-- Begin Provided data --
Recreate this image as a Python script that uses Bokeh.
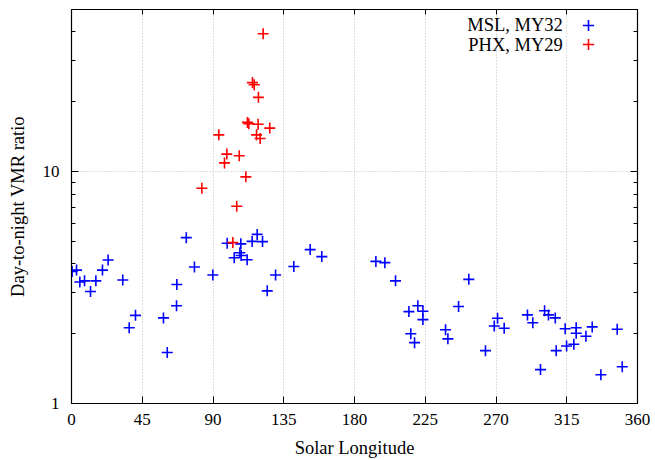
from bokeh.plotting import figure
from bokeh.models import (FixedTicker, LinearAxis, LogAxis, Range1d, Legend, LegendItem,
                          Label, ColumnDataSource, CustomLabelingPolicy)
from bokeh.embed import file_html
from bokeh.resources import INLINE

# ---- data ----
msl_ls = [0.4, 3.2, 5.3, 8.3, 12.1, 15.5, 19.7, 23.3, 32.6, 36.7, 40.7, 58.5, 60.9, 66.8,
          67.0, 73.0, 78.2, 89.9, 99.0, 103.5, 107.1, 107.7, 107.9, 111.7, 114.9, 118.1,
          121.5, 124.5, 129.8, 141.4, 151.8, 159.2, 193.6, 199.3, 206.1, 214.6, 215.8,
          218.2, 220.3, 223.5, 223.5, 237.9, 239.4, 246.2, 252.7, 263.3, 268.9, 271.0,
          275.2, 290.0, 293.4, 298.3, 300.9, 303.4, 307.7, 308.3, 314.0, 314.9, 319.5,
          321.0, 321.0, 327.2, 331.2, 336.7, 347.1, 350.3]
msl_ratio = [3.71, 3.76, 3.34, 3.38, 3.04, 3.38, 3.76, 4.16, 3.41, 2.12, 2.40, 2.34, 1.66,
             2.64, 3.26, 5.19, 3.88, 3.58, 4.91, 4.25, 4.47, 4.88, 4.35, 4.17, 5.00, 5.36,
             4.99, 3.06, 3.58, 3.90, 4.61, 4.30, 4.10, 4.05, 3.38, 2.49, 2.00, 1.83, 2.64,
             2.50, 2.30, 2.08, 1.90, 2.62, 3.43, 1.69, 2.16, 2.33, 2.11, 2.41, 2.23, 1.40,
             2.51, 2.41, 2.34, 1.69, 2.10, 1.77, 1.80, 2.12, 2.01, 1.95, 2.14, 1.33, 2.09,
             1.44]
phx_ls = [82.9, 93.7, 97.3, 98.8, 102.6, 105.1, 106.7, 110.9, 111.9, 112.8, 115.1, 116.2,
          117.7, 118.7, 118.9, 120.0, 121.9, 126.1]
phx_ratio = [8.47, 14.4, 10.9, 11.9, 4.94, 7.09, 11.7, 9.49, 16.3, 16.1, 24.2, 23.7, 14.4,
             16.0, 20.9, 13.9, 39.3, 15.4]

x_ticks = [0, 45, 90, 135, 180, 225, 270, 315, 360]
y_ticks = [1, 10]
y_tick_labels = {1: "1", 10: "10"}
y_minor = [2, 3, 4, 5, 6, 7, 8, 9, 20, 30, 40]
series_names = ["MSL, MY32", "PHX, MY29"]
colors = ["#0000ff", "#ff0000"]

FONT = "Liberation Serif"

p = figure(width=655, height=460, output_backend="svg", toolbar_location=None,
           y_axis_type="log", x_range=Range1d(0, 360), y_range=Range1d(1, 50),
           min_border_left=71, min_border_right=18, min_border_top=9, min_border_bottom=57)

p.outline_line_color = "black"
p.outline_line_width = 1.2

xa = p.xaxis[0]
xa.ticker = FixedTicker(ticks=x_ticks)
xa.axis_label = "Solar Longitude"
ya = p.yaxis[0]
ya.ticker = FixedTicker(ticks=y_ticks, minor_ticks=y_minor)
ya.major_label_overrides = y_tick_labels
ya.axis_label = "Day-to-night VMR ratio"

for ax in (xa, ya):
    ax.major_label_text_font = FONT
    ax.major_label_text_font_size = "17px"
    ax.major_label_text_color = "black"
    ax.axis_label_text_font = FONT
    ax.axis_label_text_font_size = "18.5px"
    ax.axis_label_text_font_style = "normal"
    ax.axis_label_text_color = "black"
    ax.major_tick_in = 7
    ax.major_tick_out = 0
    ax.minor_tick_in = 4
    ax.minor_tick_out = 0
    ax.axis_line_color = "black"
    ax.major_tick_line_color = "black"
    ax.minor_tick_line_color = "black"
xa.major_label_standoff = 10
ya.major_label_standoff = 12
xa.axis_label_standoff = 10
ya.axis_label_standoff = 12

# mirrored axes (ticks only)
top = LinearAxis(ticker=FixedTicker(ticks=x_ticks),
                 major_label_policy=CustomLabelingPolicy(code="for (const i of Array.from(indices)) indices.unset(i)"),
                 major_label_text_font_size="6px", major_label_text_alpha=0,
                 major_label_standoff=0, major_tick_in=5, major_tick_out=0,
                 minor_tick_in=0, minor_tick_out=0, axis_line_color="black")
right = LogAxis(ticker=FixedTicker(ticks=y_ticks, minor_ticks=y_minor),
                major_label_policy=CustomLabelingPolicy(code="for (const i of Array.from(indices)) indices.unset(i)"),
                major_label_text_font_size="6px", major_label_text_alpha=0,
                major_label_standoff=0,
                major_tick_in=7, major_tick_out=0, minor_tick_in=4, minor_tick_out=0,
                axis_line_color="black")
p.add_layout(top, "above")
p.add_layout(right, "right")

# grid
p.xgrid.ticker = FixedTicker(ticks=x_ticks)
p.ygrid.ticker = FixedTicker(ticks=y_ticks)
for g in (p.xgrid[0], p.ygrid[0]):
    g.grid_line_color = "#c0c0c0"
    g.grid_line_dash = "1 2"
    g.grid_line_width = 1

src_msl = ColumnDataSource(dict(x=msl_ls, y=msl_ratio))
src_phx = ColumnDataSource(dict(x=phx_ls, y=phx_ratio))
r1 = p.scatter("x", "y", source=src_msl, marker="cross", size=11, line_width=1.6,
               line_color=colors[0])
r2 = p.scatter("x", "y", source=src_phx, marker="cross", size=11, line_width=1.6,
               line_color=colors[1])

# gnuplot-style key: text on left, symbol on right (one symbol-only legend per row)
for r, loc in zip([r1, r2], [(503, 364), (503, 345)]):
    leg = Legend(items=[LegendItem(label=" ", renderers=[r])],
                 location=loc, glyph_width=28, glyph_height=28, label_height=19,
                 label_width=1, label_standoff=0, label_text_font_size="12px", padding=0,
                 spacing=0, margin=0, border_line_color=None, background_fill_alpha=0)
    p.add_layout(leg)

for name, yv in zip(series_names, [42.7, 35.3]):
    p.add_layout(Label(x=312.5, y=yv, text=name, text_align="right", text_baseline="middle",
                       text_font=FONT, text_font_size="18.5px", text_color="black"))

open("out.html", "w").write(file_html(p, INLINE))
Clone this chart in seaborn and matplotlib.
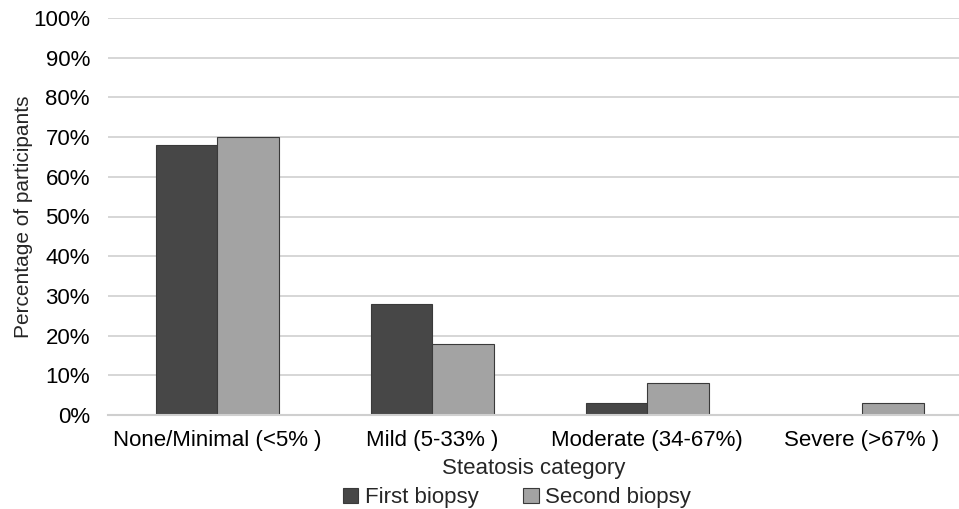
-- End Provided data --
#### Exercise requirements
Copy nothing but the lines from the first one in the listing through the line with "16.0, 20.9, 13.9, 39.3, 15.4]", and omit the pictures.

#### Task result
Recreate this image as a Python script that uses Bokeh.
from bokeh.plotting import figure
from bokeh.models import (FixedTicker, LinearAxis, LogAxis, Range1d, Legend, LegendItem,
                          Label, ColumnDataSource, CustomLabelingPolicy)
from bokeh.embed import file_html
from bokeh.resources import INLINE

# ---- data ----
msl_ls = [0.4, 3.2, 5.3, 8.3, 12.1, 15.5, 19.7, 23.3, 32.6, 36.7, 40.7, 58.5, 60.9, 66.8,
          67.0, 73.0, 78.2, 89.9, 99.0, 103.5, 107.1, 107.7, 107.9, 111.7, 114.9, 118.1,
          121.5, 124.5, 129.8, 141.4, 151.8, 159.2, 193.6, 199.3, 206.1, 214.6, 215.8,
          218.2, 220.3, 223.5, 223.5, 237.9, 239.4, 246.2, 252.7, 263.3, 268.9, 271.0,
          275.2, 290.0, 293.4, 298.3, 300.9, 303.4, 307.7, 308.3, 314.0, 314.9, 319.5,
          321.0, 321.0, 327.2, 331.2, 336.7, 347.1, 350.3]
msl_ratio = [3.71, 3.76, 3.34, 3.38, 3.04, 3.38, 3.76, 4.16, 3.41, 2.12, 2.40, 2.34, 1.66,
             2.64, 3.26, 5.19, 3.88, 3.58, 4.91, 4.25, 4.47, 4.88, 4.35, 4.17, 5.00, 5.36,
             4.99, 3.06, 3.58, 3.90, 4.61, 4.30, 4.10, 4.05, 3.38, 2.49, 2.00, 1.83, 2.64,
             2.50, 2.30, 2.08, 1.90, 2.62, 3.43, 1.69, 2.16, 2.33, 2.11, 2.41, 2.23, 1.40,
             2.51, 2.41, 2.34, 1.69, 2.10, 1.77, 1.80, 2.12, 2.01, 1.95, 2.14, 1.33, 2.09,
             1.44]
phx_ls = [82.9, 93.7, 97.3, 98.8, 102.6, 105.1, 106.7, 110.9, 111.9, 112.8, 115.1, 116.2,
          117.7, 118.7, 118.9, 120.0, 121.9, 126.1]
phx_ratio = [8.47, 14.4, 10.9, 11.9, 4.94, 7.09, 11.7, 9.49, 16.3, 16.1, 24.2, 23.7, 14.4,
             16.0, 20.9, 13.9, 39.3, 15.4]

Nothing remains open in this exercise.